Original version posted on a private blog I share with a friend on the 20th of February, 2023, written in that transient period spent in an airport during transit.

Once, generations that came before us left Ireland out of necessity. In the case of many, there was nothing here for them in terms of employment. In famine times, perhaps only starvation awaited them here. In the case of the more artistically-inclined, like my architect aunt and uncle, they needed to go to France to practice their profession. For doctors like my parents, emigrating was the only option if they wanted to further their training. For another relative, I suspect his sexuality had something to do with leaving for Australia.  Now many of our peers uprooting again, for different reasons I think. Not because they have to, but because they feel an agitation – they need a change. Part of me is skeptical when I hear this – if you can’t be happy where you are, there is no guarantee that you can be happy elsewhere. There is a symbolism to emigrating, much like the turn of the New Year, that people hope will scourge old habits and cultivate new ones. It might – I am convinced that it’s the ‘mundane’ day-to-day things that contribute most to our contentment: the morning runs, the sleep quality, time with loved ones, the people you surround yourself with, your commute – but it takes continual inner work to be happy for most of us, and moving won’t exempt you from this inner work.

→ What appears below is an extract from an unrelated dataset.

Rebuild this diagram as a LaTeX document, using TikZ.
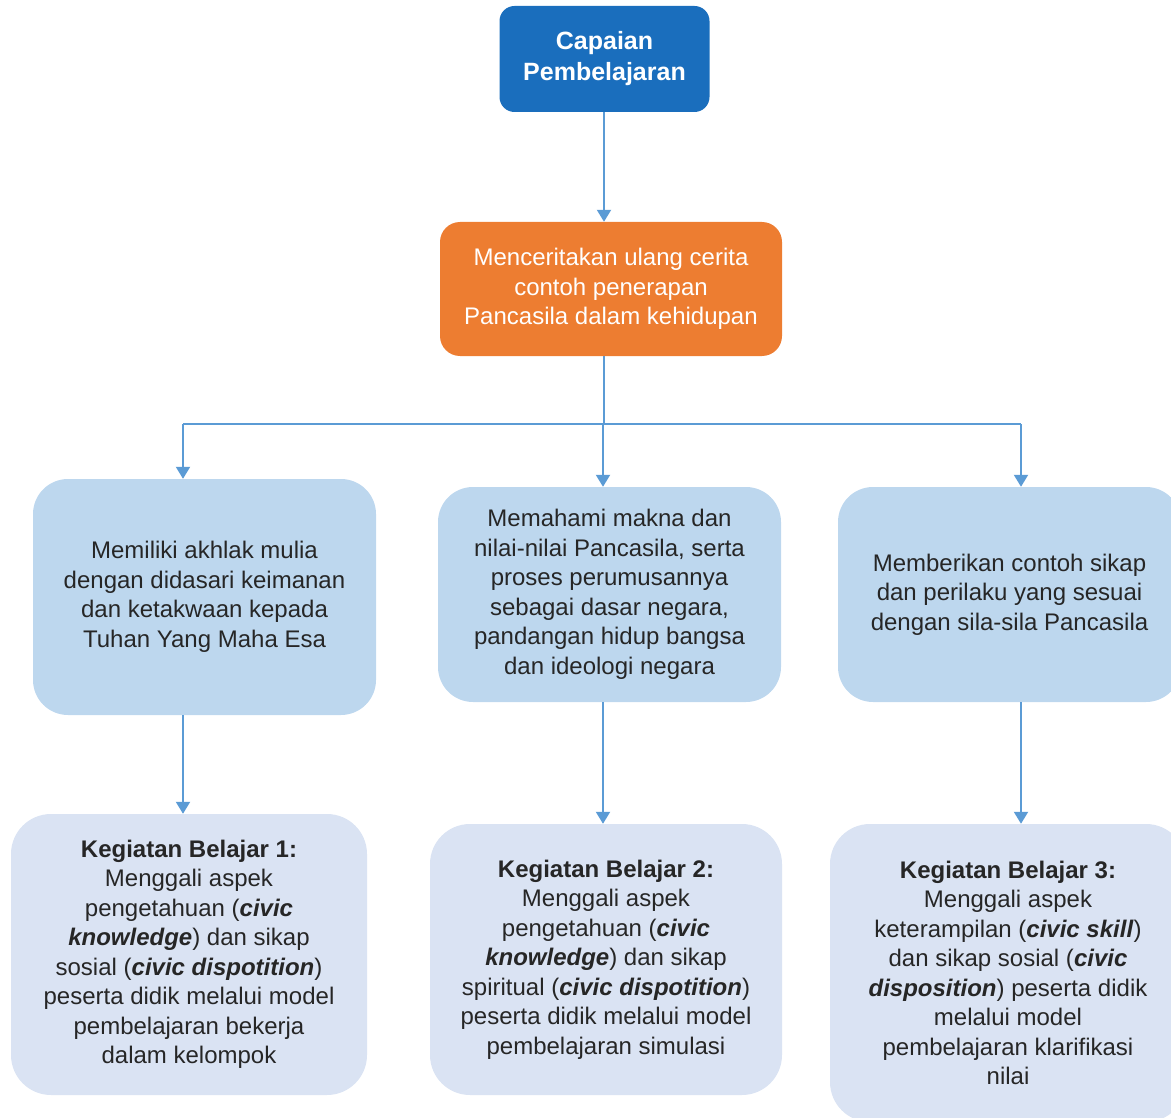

    I experienced some wonderful quality time with people I love and even people I don’t consider close but whose company I enjoy during my weekend visiting Dublin. I probably won’t see any of them in person again for another 6-12 months. I thought about this detachedly as I was in the company of aforementioned loved ones. And I realised that I felt no sadness or regret about my dual homes and my divided life. I have a home and a community and a version of life in Ireland and I have a home and a community and another version of life in Boulder. I have chosen Boulder to be my anchor home place. And I feel just fine about that. I feel happy and supported and productive there. There are other parallel anchor lives I did not realise in Ireland, nor in Switzerland, nor in San Diego. I could have been happy in these lives too. But I have chosen this one. And the best decision is the one you made. You run with it and let those parallel lives go as if all of this was intentionally designed. From having sustained and nurtured loving relationships with people in Ireland, I have learned that we can do that by phone and intermittent visits. ‘Falling out of touch’ is not inevitable – it’s on you to stay close and you can do it. A category of relationship for which this can be more challenging are those with a stronger physical element, those people with which you share touch as a love language. Phone calls, as of the available technology at the time of writing, cannot fill that need.

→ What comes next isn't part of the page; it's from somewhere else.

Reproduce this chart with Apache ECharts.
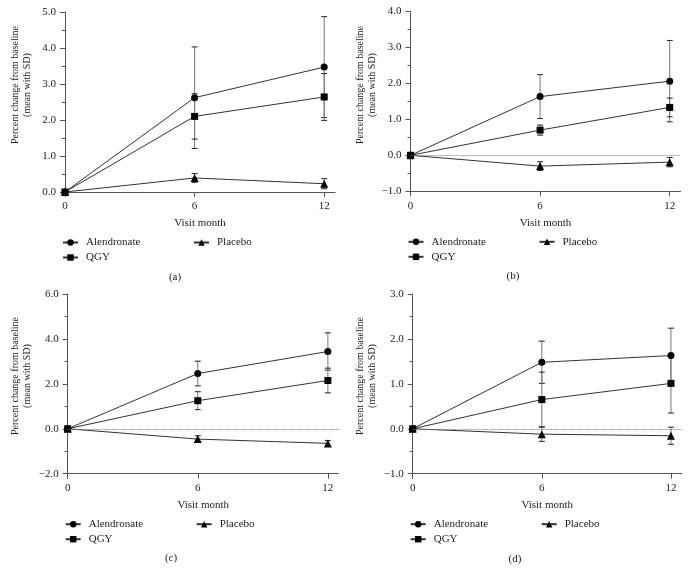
<!DOCTYPE html>
<html>
<head>
<meta charset="utf-8">
<script src="https://cdn.jsdelivr.net/npm/echarts@6/dist/echarts.min.js"></script>
<style>
html,body{margin:0;padding:0;background:#fff;}
#c{width:689px;height:580px;}
</style>
</head>
<body>
<div id="c"></div>
<script>
// ---- data ----
const months = [0, 6, 12];
const xTicks = [0, 6, 12];
const panelLabels = ['(a)', '(b)', '(c)', '(d)'];
const seriesNames = ['Alendronate', 'QGY', 'Placebo'];
const yTitle = 'Percent change from baseline\n(mean with SD)';
const xTitle = 'Visit month';

const alendA = [0, 2.62, 3.47];
const alendSdA = [0, 1.41, 1.40];
const qgyA = [0, 2.10, 2.64];
const qgySdA = [0, 0.63, 0.65];
const placA = [0, 0.39, 0.23];
const placSdA = [0, 0.12, 0.14];

const alendB = [0, 1.63, 2.06];
const alendSdB = [0, 0.61, 1.13];
const qgyB = [0, 0.70, 1.33];
const qgySdB = [0, 0.14, 0.26];
const placB = [0, -0.30, -0.19];
const placSdB = [0, 0.12, 0.13];

const alendC = [0, 2.46, 3.44];
const alendSdC = [0, 0.55, 0.83];
const qgyC = [0, 1.25, 2.15];
const qgySdC = [0, 0.40, 0.55];
const placC = [0, -0.46, -0.65];
const placSdC = [0, 0.15, 0.13];

const alendD = [0, 1.48, 1.63];
const alendSdD = [0, 0.47, 0.61];
const qgyD = [0, 0.65, 1.01];
const qgySdD = [0, 0.61, 0.66];
const placD = [0, -0.12, -0.155];
const placSdD = [0, 0.16, 0.19];

const yMins = [0, -1, -2, -1];
const yMaxs = [5, 4, 6, 3];
const ySteps = [1, 1, 2, 1];

// ---- layout ----
const FONT = "'Liberation Serif','DejaVu Serif',serif";
const grids = [
  {left: 65, top: 12, width: 270, height: 180},
  {left: 410.5, top: 11.3, width: 270, height: 180},
  {left: 67.7, top: 294, width: 271, height: 179.7},
  {left: 412.7, top: 294, width: 269, height: 179.7}
];
const yTitlePos = [[21, 85], [366, 85], [21, 376], [366, 376]];
const panelLabelPos = [[175, 277], [513, 276], [171, 558.5], [515, 559]];
const panelData = [
  [[alendA, alendSdA], [qgyA, qgySdA], [placA, placSdA]],
  [[alendB, alendSdB], [qgyB, qgySdB], [placB, placSdB]],
  [[alendC, alendSdC], [qgyC, qgySdC], [placC, placSdC]],
  [[alendD, alendSdD], [qgyD, qgySdD], [placD, placSdD]]
];
const symbols = ['circle', 'rect', 'triangle'];
const symSizes = [7, 7, 8];

function fmt(v) {
  const s = Math.abs(v).toFixed(1);
  return v < -1e-9 ? '\u2212' + s : s;
}

const xAxes = [], yAxes = [], series = [], legends = [], graphics = [];

grids.forEach((g, i) => {
  xAxes.push({
    gridIndex: i, type: 'value', min: 0, max: 12.5,
    axisLine: {show: true, onZero: false, lineStyle: {color: '#555', width: 1}},
    axisTick: {show: true, customValues: xTicks, length: 5, lineStyle: {color: '#555'}},
    axisLabel: {customValues: xTicks, margin: 9, color: '#222', fontFamily: FONT, fontSize: 11},
    splitLine: {show: false},
    name: xTitle, nameLocation: 'middle', nameGap: 26,
    nameTextStyle: {color: '#222', fontFamily: FONT, fontSize: 11}
  });
  yAxes.push({
    gridIndex: i, type: 'value', min: yMins[i], max: yMaxs[i], interval: ySteps[i],
    axisLine: {show: true, lineStyle: {color: '#555', width: 1}},
    axisTick: {show: true, length: 5, lineStyle: {color: '#555'}},
    minorTick: {show: true, splitNumber: 2, length: 3, lineStyle: {color: '#555'}},
    axisLabel: {margin: 9, color: '#222', fontFamily: FONT, fontSize: 11, formatter: fmt},
    splitLine: {show: false}
  });

  panelData[i].forEach((pair, k) => {
    const means = pair[0], sds = pair[1];
    const errData = [];
    months.forEach((m, j) => {
      if (sds[j] > 0) errData.push([m, means[j] - sds[j], means[j] + sds[j]]);
    });
    series.push({
      type: 'custom', xAxisIndex: i, yAxisIndex: i, z: 2, silent: true,
      data: errData,
      renderItem: function (params, api) {
        const x = api.value(0);
        const lo = api.coord([x, api.value(1)]);
        const hi = api.coord([x, api.value(2)]);
        const hw = 3;
        return {
          type: 'group',
          children: [
            {type: 'line', shape: {x1: lo[0], y1: lo[1], x2: hi[0], y2: hi[1]},
             style: {stroke: '#777', lineWidth: 1}},
            {type: 'line', shape: {x1: lo[0] - hw, y1: lo[1], x2: lo[0] + hw, y2: lo[1]},
             style: {stroke: '#222', lineWidth: 1}},
            {type: 'line', shape: {x1: hi[0] - hw, y1: hi[1], x2: hi[0] + hw, y2: hi[1]},
             style: {stroke: '#222', lineWidth: 1}}
          ]
        };
      }
    });
    const s = {
      type: 'line', name: seriesNames[k], xAxisIndex: i, yAxisIndex: i, z: 3,
      data: months.map((m, j) => [m, means[j]]),
      symbol: symbols[k], symbolSize: symSizes[k], showSymbol: true,
      itemStyle: {color: '#000'},
      lineStyle: {color: '#333', width: 1}
    };
    if (k === 2 && i > 0) {
      s.markLine = {
        silent: true, symbol: ['none', 'none'], label: {show: false},
        lineStyle: {type: 'dotted', color: '#777', width: 1},
        data: [{yAxis: 0}]
      };
    }
    series.push(s);
  });

  const lx = g.left - 3;
  const rowY = g.top + g.height + 45;
  const legendItems = [
    {name: 'Alendronate', left: lx, top: rowY},
    {name: 'Placebo', left: lx + 131, top: rowY},
    {name: 'QGY', left: lx, top: rowY + 15}
  ];
  legendItems.forEach(it => {
    legends.push({
      data: [it.name], left: it.left, top: it.top, padding: 0,
      itemWidth: 15, itemHeight: 8, selectedMode: false,
      textStyle: {color: '#222', fontFamily: FONT, fontSize: 11, padding: [0, 0, 0, 3]}
    });
  });

  graphics.push({
    type: 'text', x: yTitlePos[i][0], y: yTitlePos[i][1], rotation: Math.PI / 2,
    style: {text: yTitle, textAlign: 'center', textVerticalAlign: 'middle',
            font: '10px ' + FONT, fill: '#222', lineHeight: 12}
  });
  graphics.push({
    type: 'text', x: panelLabelPos[i][0], y: panelLabelPos[i][1],
    style: {text: panelLabels[i], textAlign: 'center', textVerticalAlign: 'middle',
            font: '11px ' + FONT, fill: '#222'}
  });
});

const chart = echarts.init(document.getElementById('c'), null, {renderer: 'canvas'});
chart.setOption({
  animation: false,
  backgroundColor: '#fff',
  grid: grids,
  xAxis: xAxes,
  yAxis: yAxes,
  legend: legends,
  series: series,
  graphic: graphics
});
</script>
</body>
</html>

    There is another sadness that arises when you see people you love intermittently. When you see people often, their struggles can become invisible, old news. Their hurting loses its sting. This detachment, this numbing, is a survival mechanism. If I hurt every time my dear friends in Boulder hurt, I would swiftly emotionally disintegrate. In contrast, when you see someone you love for the first time in a while, their struggle feels raw. You have not been around to observe it slowly evolve. You have not adapted to detach from it. My sadness comes from being with people I love for the first time in a while, seeing that they are struggling with the same things they were struggling with a year earlier, and confronting my powerlessness to make them feel better.

    I can empathise, I can validate, I can offer words of affirmation and hugs and company. But I cannot make anyone feel any particular way I want them to feel or believe anything I want them to believe, just like I can’t make anyone do anything. I can’t inject anyone with self-esteem, self-love, motivation to change. I can’t make anyone see themselves the wonderful way I see them. I can’t convince anyone that they can pursue this very achievable pipe-dream they wish they could do if they aren’t convinced of it themselves. I can’t warn anyone not to make mistakes I have made, nor urge them to try things that have added greatly to my life.

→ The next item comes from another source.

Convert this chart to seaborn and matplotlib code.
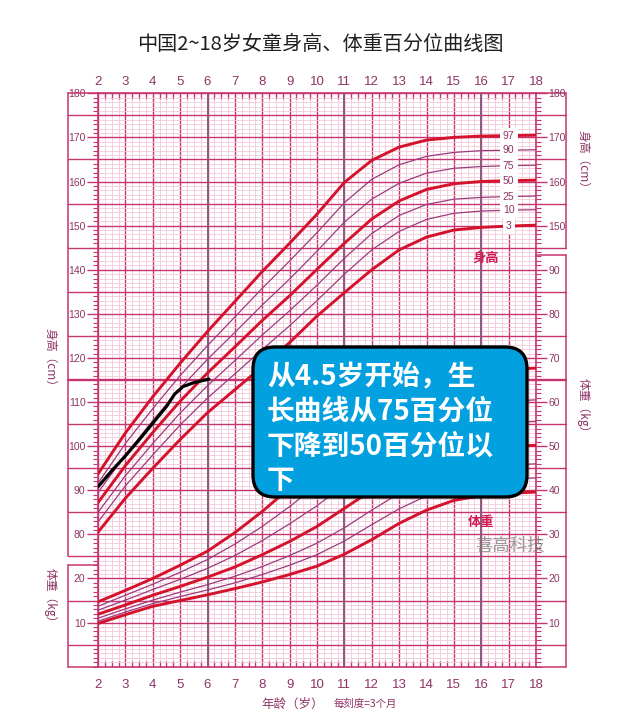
import seaborn as sns
import matplotlib.pyplot as plt
import pandas as pd
from matplotlib.patches import FancyBboxPatch
from matplotlib.ticker import MultipleLocator

sns.set_theme(style='white')
plt.rcParams['font.family'] = ['Noto Sans CJK SC', 'DejaVu Sans']

# ages of the reference curves (years)
ages = list(range(2, 19))

# girls height percentiles (cm)
height_p3 = [80.5, 88.2, 95.0, 101.5, 107.6, 112.8, 118.0, 123.5, 129.5, 134.8, 140.0, 144.5, 147.4, 149.0, 149.6, 149.9, 150.1]
height_p10 = [82.8, 91.0, 98.0, 104.8, 110.9, 116.4, 121.9, 127.3, 133.0, 139.0, 144.5, 148.7, 151.4, 152.8, 153.3, 153.5, 153.6]
height_p25 = [85.0, 93.3, 100.6, 107.5, 113.7, 119.4, 125.2, 130.7, 136.5, 142.6, 148.2, 152.3, 154.8, 156.0, 156.4, 156.6, 156.7]
height_p50 = [87.2, 95.6, 103.1, 110.2, 116.6, 122.5, 128.5, 134.1, 140.1, 146.0, 151.5, 155.6, 158.2, 159.5, 160.0, 160.2, 160.3]
height_p75 = [89.5, 98.0, 105.8, 113.1, 119.7, 125.8, 132.0, 137.9, 144.2, 150.8, 156.0, 159.6, 161.9, 163.0, 163.4, 163.6, 163.7]
height_p90 = [91.6, 100.6, 108.5, 116.0, 122.8, 129.3, 135.8, 142.0, 148.4, 155.2, 160.5, 163.8, 165.7, 166.6, 167.0, 167.1, 167.2]
height_p97 = [93.7, 103.0, 111.2, 118.8, 126.0, 132.8, 139.6, 146.0, 152.6, 159.8, 164.8, 167.8, 169.4, 170.0, 170.3, 170.4, 170.5]

# girls weight percentiles (kg)
weight_p3 = [9.8, 11.8, 13.7, 15.0, 16.3, 17.7, 19.2, 20.9, 22.8, 25.5, 28.8, 32.5, 35.5, 37.7, 38.8, 39.3, 39.6]
weight_p10 = [10.3, 12.4, 14.3, 15.9, 17.4, 19.0, 20.9, 23.0, 25.4, 28.5, 32.2, 35.8, 38.7, 40.8, 41.9, 42.5, 42.8]
weight_p25 = [11.0, 13.1, 15.1, 16.9, 18.6, 20.5, 22.7, 25.2, 28.0, 31.5, 35.5, 39.3, 42.2, 44.1, 45.1, 45.7, 46.0]
weight_p50 = [11.9, 14.0, 16.2, 18.2, 20.3, 22.6, 25.4, 28.4, 31.8, 35.9, 40.0, 43.8, 46.6, 48.4, 49.3, 49.9, 50.2]
weight_p75 = [12.8, 15.1, 17.5, 19.8, 22.3, 25.2, 28.6, 32.4, 36.5, 41.2, 45.6, 49.5, 52.3, 54.0, 54.8, 55.3, 55.6]
weight_p90 = [13.7, 16.2, 18.7, 21.4, 24.3, 27.8, 31.8, 36.3, 41.2, 46.5, 51.3, 55.0, 57.6, 59.0, 59.8, 60.2, 60.5]
weight_p97 = [14.7, 17.3, 20.0, 23.0, 26.2, 30.4, 35.2, 40.5, 46.5, 52.6, 58.0, 62.0, 64.8, 66.2, 67.0, 67.4, 67.7]

pct_names = ['3', '10', '25', '50', '75', '90', '97']
height_sets = [height_p3, height_p10, height_p25, height_p50, height_p75, height_p90, height_p97]
weight_sets = [weight_p3, weight_p10, weight_p25, weight_p50, weight_p75, weight_p90, weight_p97]

# the child's measured height
child_age = [2.0, 2.5, 3.0, 3.5, 4.0, 4.5, 4.8, 5.1, 5.5, 6.05]
child_height = [90.8, 94.4, 97.8, 101.4, 105.2, 109.0, 111.8, 113.5, 114.4, 115.2]

# weight shares the height scale: 0 kg sits on 50 cm
W_OFFSET = 50

rows = []
for name, hs, ws in zip(pct_names, height_sets, weight_sets):
    for a, h, w in zip(ages, hs, ws):
        rows.append({'age': a, 'value': h, 'pct': name, 'kind': 'height'})
        rows.append({'age': a, 'value': w + W_OFFSET, 'pct': name, 'kind': 'weight'})
df = pd.DataFrame(rows)

grid_major = '#c8346f'
grid_minor = '#f3c9d9'
grid_grey = '#8c5a7c'
thick_red = '#d4122c'
thin_purple = '#9c3b7c'
label_c = '#8e3465'

fig = plt.figure(figsize=(6.4, 7.28), dpi=100)
ax = fig.add_axes([98 / 640, 1 - 666.7 / 728, 438 / 640, (666.7 - 93.3) / 728])
ax.set_xlim(2, 18)
ax.set_ylim(50, 180)
ax.set_facecolor('white')

# grid
ax.xaxis.set_major_locator(MultipleLocator(1))
ax.xaxis.set_minor_locator(MultipleLocator(0.25))
ax.yaxis.set_major_locator(MultipleLocator(10))
ax.yaxis.set_minor_locator(MultipleLocator(1))
ax.grid(which='minor', color=grid_minor, lw=0.6, zorder=0)
ax.grid(which='major', color=grid_major, lw=1.0, zorder=1)
ax.set_axisbelow(True)

px_x = 438 / 16
ext = 30 / 438
for y in range(55, 180, 10):
    ax.axhline(y, xmin=-ext, xmax=1 + ext, color=grid_major, lw=1.7 if y == 115 else 1.0,
               clip_on=False, zorder=1)
for a in [6, 11, 16]:
    ax.axvline(a, color=grid_grey, lw=1.4, zorder=1)

# outside frame boxes
xl = 2 - 30 / px_x
xr = 18 + 30 / px_x
frame = dict(color=grid_major, lw=1.1, clip_on=False, zorder=1)
ax.plot([xl, xl], [75, 180], **frame)
ax.plot([xl, xl], [50, 73], **frame)
ax.plot([xl, 2], [180, 180], **frame)
ax.plot([xl, 2], [73, 73], **frame)
ax.plot([xl, 2], [50, 50], **frame)
ax.plot([xr, xr], [145, 180], **frame)
ax.plot([xr, xr], [50, 143.3], **frame)
ax.plot([18, xr], [180, 180], **frame)
ax.plot([18, xr], [143.3, 143.3], **frame)
ax.plot([18, xr], [50, 50], **frame)

# percentile curves
for kind in ['weight', 'height']:
    for name in pct_names:
        sub = df[(df['kind'] == kind) & (df['pct'] == name)]
        thick = name in ('3', '50', '97')
        sns.lineplot(data=sub, x='age', y='value', ax=ax, color=thick_red if thick else thin_purple,
                     lw=2.1 if thick else 0.9, zorder=3, legend=False)

for name, hs in zip(pct_names, height_sets):
    ax.text(17, hs[15], name, ha='center', va='center', fontsize=7.5, color=label_c,
            family='Liberation Sans', zorder=4,
            bbox=dict(boxstyle='square,pad=0.3', fc='white', ec='none'))

sns.lineplot(x=child_age, y=child_height, ax=ax, color='black', lw=2.3, zorder=5)

for s in ax.spines.values():
    s.set_color(grid_major)
    s.set_linewidth(1.2)
    s.set_zorder(2)

# ticks and labels
left_ticks = [60, 70] + list(range(80, 190, 10))
left_labels = ['10', '20'] + [str(v) for v in range(80, 190, 10)]
ax.set_yticks(left_ticks)
ax.set_yticklabels(left_labels)
ax.tick_params(axis='y', which='major', direction='out', length=8, width=1.0, color=grid_major,
               labelsize=7.5, labelcolor=label_c, pad=1, labelfontfamily='Liberation Sans')
ax.tick_params(axis='y', which='minor', direction='out', length=3.5, width=0.8, color=grid_major)

ax.set_xticks(ages)
ax.set_xticklabels([str(a) for a in ages])
ax.tick_params(axis='x', which='major', length=0, pad=9, labelsize=9.5, labelcolor=label_c,
               labelfontfamily='Liberation Sans')
ax.tick_params(axis='x', which='minor', direction='in', length=4, width=1.0, color=grid_major,
               top=True, bottom=True)
ax.set_xlabel('')
ax.set_ylabel('')

top = ax.secondary_xaxis('top')
top.set_xticks(ages)
top.set_xticklabels([str(a) for a in ages])
top.tick_params(length=0, pad=4, labelsize=9.5, labelcolor=label_c, labelfontfamily='Liberation Sans')
top.spines['top'].set_visible(False)

axr = ax.twinx()
axr.set_ylim(50, 180)
right_ticks = list(range(60, 150, 10)) + [150, 160, 170, 180]
right_labels = [str(v) for v in range(10, 100, 10)] + ['150', '160', '170', '180']
axr.set_yticks(right_ticks)
axr.set_yticklabels(right_labels)
axr.yaxis.set_minor_locator(MultipleLocator(1))
axr.tick_params(axis='y', which='major', direction='out', length=8, width=1.0, color=grid_major,
                labelsize=7.5, labelcolor=label_c, pad=1, labelfontfamily='Liberation Sans')
axr.tick_params(axis='y', which='minor', direction='out', length=3.5, width=0.8, color=grid_major)
axr.grid(False)
for s in axr.spines.values():
    s.set_visible(False)

# overlay in pixel coordinates for text and callout
ov = fig.add_axes([0, 0, 1, 1])
ov.set_xlim(0, 640)
ov.set_ylim(728, 0)
ov.axis('off')

ov.text(320, 44, '中国2~18岁女童身高、体重百分位曲线图', ha='center', va='center',
        fontsize=14.5, color='#1f1f1f')

side = dict(rotation=-90, ha='center', va='center', fontsize=8.5, color=label_c)
ov.text(50, 360, '身高（cm）', **side)
ov.text(50, 598, '体重（kg）', **side)
ov.text(583, 162, '身高（cm）', **side)
ov.text(583, 408, '体重（kg）', **side)

ov.text(293, 704, '年龄（岁）', ha='center', va='center', fontsize=9, color=label_c)
ov.text(365, 704, '每刻度=3个月', ha='center', va='center', fontsize=7.5, color=label_c)

ov.text(486, 258, '身高', ha='center', va='center', fontsize=9.5, fontweight='bold', color='#d01b55')
ov.text(481, 522, '体重', ha='center', va='center', fontsize=9.5, fontweight='bold', color='#d01b55')
ov.text(510, 546, '喜高科技', ha='center', va='center', fontsize=12.5, color='#7a7a7a', alpha=0.75)

box = FancyBboxPatch((253, 347), 274, 150, boxstyle='round,pad=0,rounding_size=22',
                     fc='#03a0e0', ec='black', lw=2.4, zorder=6)
ov.add_patch(box)
lines = ['从4.5岁开始，生', '长曲线从75百分位', '下降到50百分位以', '下']
for i, t in enumerate(lines):
    ov.text(267, 377 + i * 34.7, t, ha='left', va='center', fontsize=20, fontweight='bold',
            color='white', zorder=7)

fig.savefig('out.png', dpi=100)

    I can only listen, empathise, affirm, hug and work on my own happiness. This last part is important. I have significantly more power to influence my own happiness than I do to influence the happiness of others. I count as a person who deserves to be happy, and so I am worth my own efforts. Additionally, I have a much greater capacity to empathise and love other people if I am happy. It’s like putting an oxygen mask on yourself in a plane before you help other people. It’s hard enough to influence other people happiness when you are your best self, it’s much harder when you are not.

    My conclusion is that it is your only obligation to work on your own happiness, and not to take on the full responsibility of making other people happy. Because you are greatly limited in your capacity to make other people feel and think differently. Only they can do this, and whatever efforts you make beyond empathising, affirming and keeping good company may even do more harm than good (in my case, I need to bite my tongue to avoid giving unsolicited advice). But you are empowered to gift yourself with such changes. You deserve to be happy. The people who love you want to see you happy. You can be a better friend when you are happy. All for one and one for all. It is an act for the greater good to do the inner work for yourself and let go of your attachment to change others.